Transplantation

Gute Prognose auch bei Nieren zweiter Wahl

Der langfristige Erfolg einer Leichennieren-Transplantation ist schlechter, wenn der Organspender nur den erweiterten Kriterien genügt. Durch geeignete Empfängerauswahl kann das Ergebnis aber erheblich verbessert werden.

Von Beate Schumacher Veröffentlicht:
Auch mit Organen von älteren oder kranken Spendern sind gute Transplantationsergebnisse zu erzielen.

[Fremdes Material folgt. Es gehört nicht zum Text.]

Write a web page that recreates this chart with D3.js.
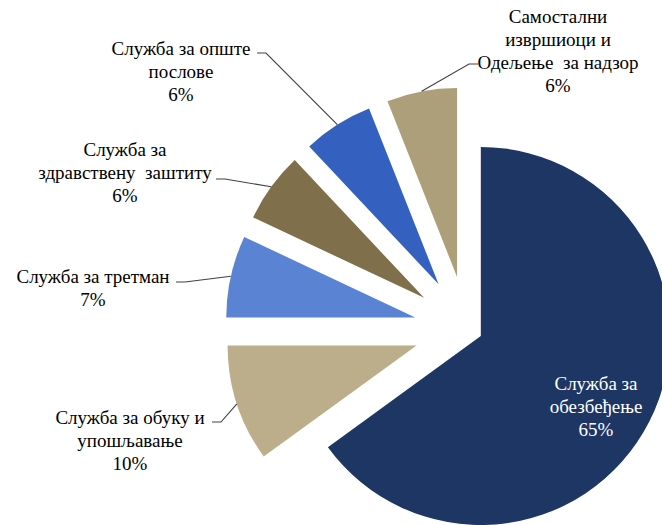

Auch mit Organen von älteren oder kranken Spendern sind gute Transplantationsergebnisse zu erzielen.

© Jan-Peter Kasper / dpa

PARIS. Aufgrund des Mangels an Spenderorganen stammen in Europa heute schon bei etwa 50 Prozent der Leichennieren-Transplantationen die Organe von Spendern, die nicht die Standardkriterien erfüllen (standard criteria donors, SCD).

Spender mit erweiterten Kriterien (expanded criteria donors, ECD) haben entweder schon das 60. Lebensjahr erreicht oder sie sind zwischen 50 und 59 Jahre alt, leiden aber bereits an Gefäßerkrankungen.

Ausschlaggebend für das Langzeitergebnis einer Nierentransplantation mit ECD-Organen sind, einer französischen Studie zufolge, vor allem zwei Faktoren - die Anwesenheit von donorspezifischen Anti-HLA-Antikörpern (donor specific antibody, DSA) beim Empfänger zum Zeitpunkt der Transplantation und die Länge der kalten Ischämiezeit.

Sofern die Rezipienten keine DSA aufweisen und die Ischämiezeit unter 12 Stunden bleibt, ist das Transplantatüberleben ähnlich gut wie mit SCD-Organen (BMJ 2015; 351: h3557).

Die Studienautoren um Olivier Aubert vom INSERM in Paris empfehlen daher, speziell bei der Verteilung von ECD-Nieren diese beiden Kriterien stärker zu berücksichtigen.

Mehrheit lebt nach sieben Jahren noch

Die Ärzte haben den Erfolg von 2763 Transplantationen ausgewertet, die zwischen 2004 und 2011 vorgenommen worden waren. 916 Patienten (33,2 Prozent) hatten ECD-Nieren erhalten.

Nach sieben Jahren lebten noch 80 Prozent von ihnen mit dem Spenderorgan. In der Gruppe mit SCD-Nieren war dies bei 88 Prozent der Patienten der Fall.

Die Prognose der ECD-Patienten war besonders schlecht, wenn ihr Serum am Tag der Organverpflanzung positiv auf zirkulierende DSA getestet worden war (mittlere Floureszenzintensität über 500 Einheiten).

Die mittlere Lebenszeit einer ECD-Niere bei einem DSA-positiven Empfänger lag bei 4,6 Jahren - gegenüber 9,5 Jahren bei einem DSA-negativen Empfänger. Das Sieben-Jahres-Überleben betrug 44 versus 85 Prozent.

Zum Vergleich: Bei Patienten mit SCD-Nieren lag das Sieben-Jahres-Überleben bei 73 Prozent mit DSA und bei 90 Prozent ohne DSA. Damit war das Risiko, die Niere binnen sieben Jahren zu verlieren, bei DSApositiven ECD-Patienten 4,4-mal so hoch wie bei DSA-negativen und sogar 5,6-mal so hoch wie bei allen anderen Patienten zusammen.

Schon ein Jahr nach der Transplantation hatten die Nieren in der ECD-Gruppe mit DSA den stärksten Funktionsverlust. Auch die histologische Beurteilung fiel bei ihnen deutlich schlechter aus als bei ECD-Patienten ohne DSA.

Ob es zu einem Transplantatversagen kam, war bei ECD-Nieren außer vom Nachweis von DSA hauptsächlich von der kalten Ischämiezeit abhängig: Wenn die Konservierungszeit zwischen 12 und 24 Stunden lag, war das Risiko um den Faktor 2,5, bei Zeiten über 24 Stunden um den Faktor 3,8 erhöht.

Der Nachweis zirkulierender DSA am Tag der Operation ging mit einem 4,6-fach erhöhten Risiko einher. Dabei waren höhere DSA-Spiegel mit höheren Risiken für den Transplantatverlust verknüpft.

Im Gegensatz dazu hatte die bioptische Beurteilung der Spenderniere vor der Übertragung keinen eigenständigen Wert bei der Abschätzung der Prognose.